- President Donald Trump outlined five principles he wants to see enacted for healthcare reform during a speech to a joint session of Congress on Tuesday evening.
- Trump called on all Democrats and Republicans to work together over healthcare going forward.
- "Action is not a choice but a necessity," Trump said. "Why not join forces and get the job done."
Trump put in a tall order to Congress for healthcare reform.
The president outlined five principles to Congress for moving forward on healthcare:
- Ensure that Americans with pre-existing conditions have access to coverage, and that we have a stable transition for Americans currently enrolled in the healthcare exchanges.
- Help Americans purchase their own coverage, through the use of tax credits and expanded health savings accounts.
- Give state governors resources and flexibility with Medicaid.
- Implement legal reforms that protect patients and doctors from unnecessary costs that drive up the price of insurance and work to bring down the artificially high price of drugs.
- Give Americans the freedom to purchase health insurance across state lines.
"Everything that is broken in our country can be fixed," Trump stated.
There's a lot to unpack there but let's start with what Trump stated earlier this week: Healthcare is complicated.
It could be interpreted as a plea or a mandate but the call for Democrats and Republicans to work together sends a strong indicator that Trump knows ACA repeal-and-replace is on shaky ground.
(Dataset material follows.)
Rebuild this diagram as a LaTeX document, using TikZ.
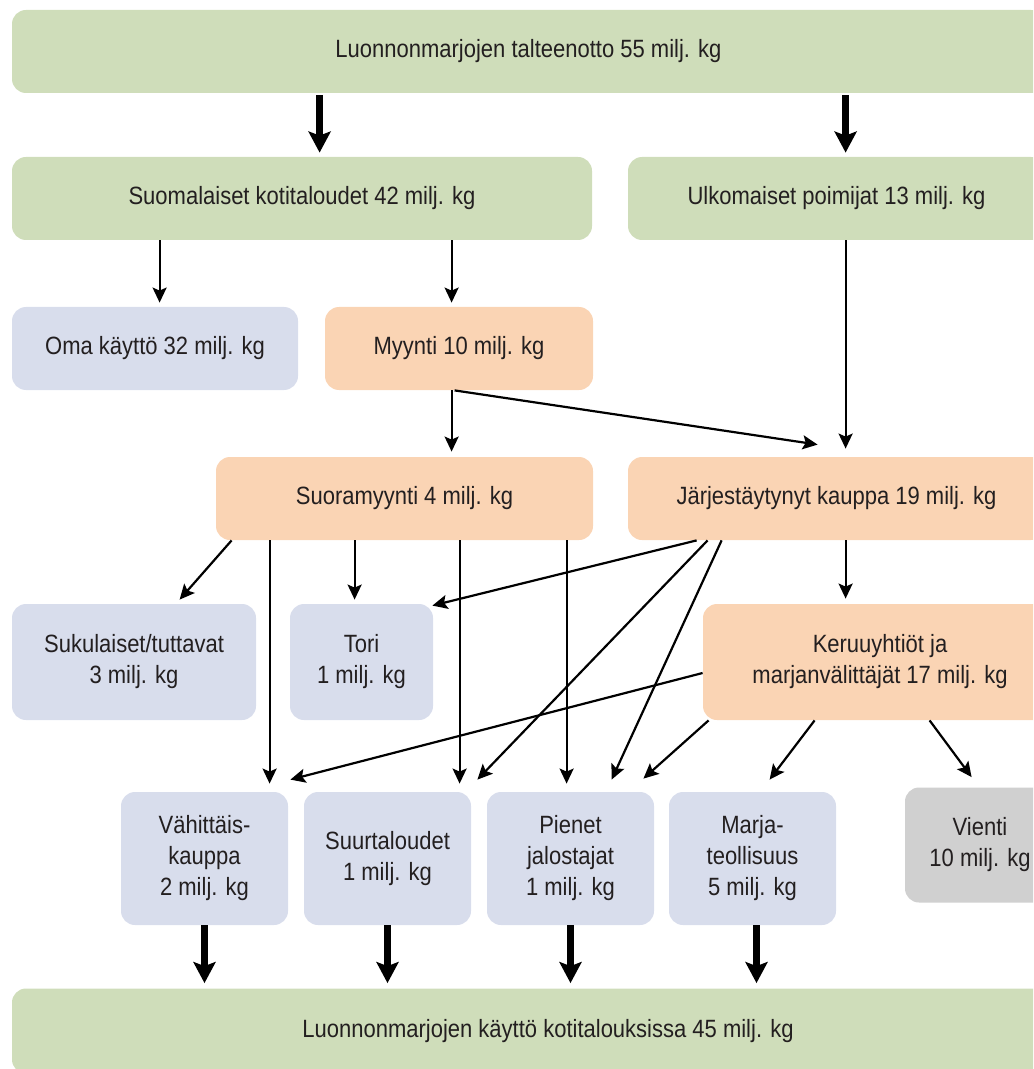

For one, the ACA's popularity has risen in the polls since Trump took office and GOP members have a lack of consensus what to actually replace the ACA with.
Still, Trump's principles give insight on what he is looking for: Giving healthcare access to Americans while holding to the deeply-held Republican ideas of beefing up health savings accounts, selling insurance across state lines and tinkering with Medicaid.
In Trump's fourth principle, he flirts with the idea of medical tort reform (the idea care givers are too cautious of care because they are afraid of being sued for malpractice) but sent a clear signal to the pharmaceutical industry that he wants to see change because drug prices are too high.
Many lobbying groups and power influencers have varying interests in each of those principles. Now it's Congress' turn to get it done. It remains to be seen how long it will take Congress to deliver on Trump's marching orders if it is able to do so.